Mr. Ayers, now an education professor at the University of Illinois at Chicago, became a lightning rod for opponents of the candidate Barack Obama because the two men were acquaintances and neighbors in Chicago. Leading Republicans attacked Mr. Obama for having ties with, in Mr. Dohrn’s words, “this extreme caricature of my father as a so-called unrepentant terrorist.” (Mr. Dohrn’s mother is an associate professor of law at Northwestern University.)
“It was a very weird experience, sitting down with my dad and watching CNN and Fox News and ‘The Daily Show’ describing him as this wild symbol of extremism rather than as a human being,” Mr. Dohrn said. “While it wasn’t particularly painful — my dad and I would laugh about some of the coverage — it was surreal and at times quite ominous. I could certainly see creating a play out of the experience.”
“Sick,” meanwhile, was inspired foremost by Mr. Dohrn’s observations of residents of Beijing wearing surgical masks, closing their shops and staying indoors during the SARS crisis. (This year’s swine flu epidemic gives the 2003 outbreak of SARS, also a respiratory illness, a particular relevance.)
Mr. Dohrn was living in Beijing with his wife, Rachel DeWoskin, a writer and actress, who had a starring role in a television soap opera, “Foreign Babes in Beijing.” In the play the mother in the family — played by Lisa Emery in the Berkshire production — first enters the stage wearing a surgical mask, and uses air filters, oxygen tanks and other means to purify the air for her two teenage children.

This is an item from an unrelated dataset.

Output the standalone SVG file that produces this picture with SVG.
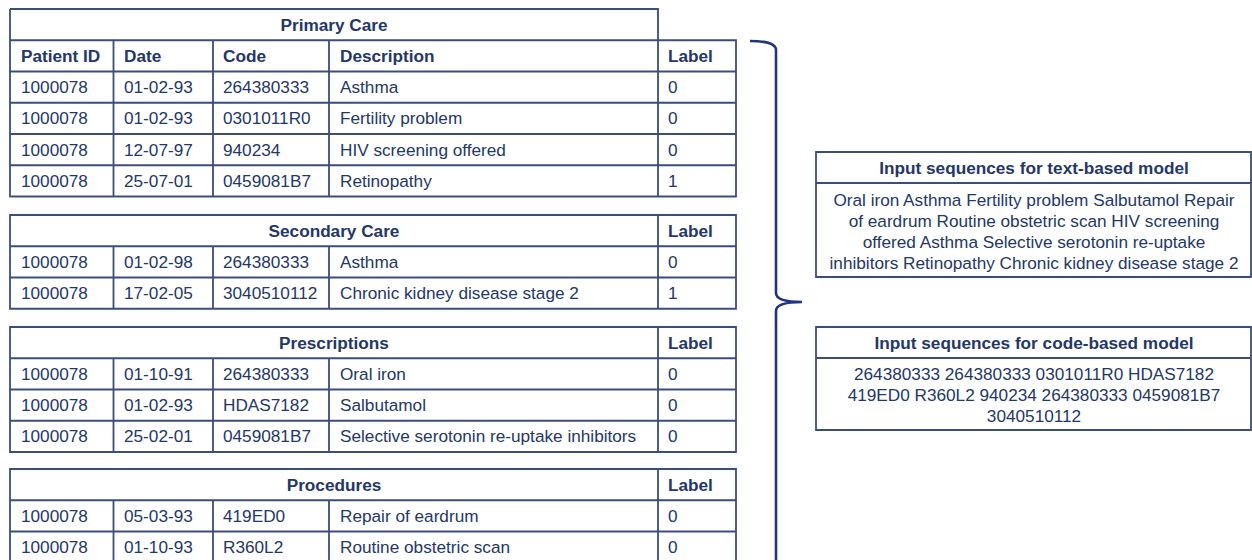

“Sick” has also been produced by theaters in Dallas, New Orleans and New Jersey, and Mr. Dohrn said he was hopeful that the play would have a run in New York City at some point. Theater critics have been mostly positive and encouraging about the work. A critic for The Boston Globe, reviewing the Berkshire production last week, described “Sick” as a “witty, original dramedy” with “a brilliant if flawed script” marred by an anti-climactic second act.
The director of the Berkshire production, David Auburn, is himself the Pulitzer Prize-winning playwright of “Proof,” which also explored the bonds and tensions of a close-knit troubled family. (“Proof” ran for more than two years on Broadway, winning the 2001 Tony Award for best play, and was later made into a film.) Mr. Auburn said he was recruited to direct “Sick” by one of its Berkshire cast members, Greg Keller, who put him in touch with Mr. Dohrn.
Mr. Auburn said that while he recognized themes in “Sick” that might reflect Mr. Dohrn’s experiences with his own parents, he added that he never spoke at length with Mr. Dohrn about living underground as a child.
“It’s not something we ever really went into, in part because I tried to keep my focus on the text,” Mr. Auburn said. “I’m always interested in what the playwright intends, what they are trying to express, and usually that comes down to figuring out each moment with the actors in a given scene. But I didn’t see a need to dwell on Zayd’s past.”
Mr. Dohrn added that as much as his plays may have echoes from his own past, “Sick” also reflected his own experiences as a new father himself.
“My wife and I had also just had a baby when I was working on ‘Sick,’ and I was thinking a lot about how to raise this fragile newborn,” he said. “Relatively normal, sane people can really go kind of crazy when it comes to protecting their children.”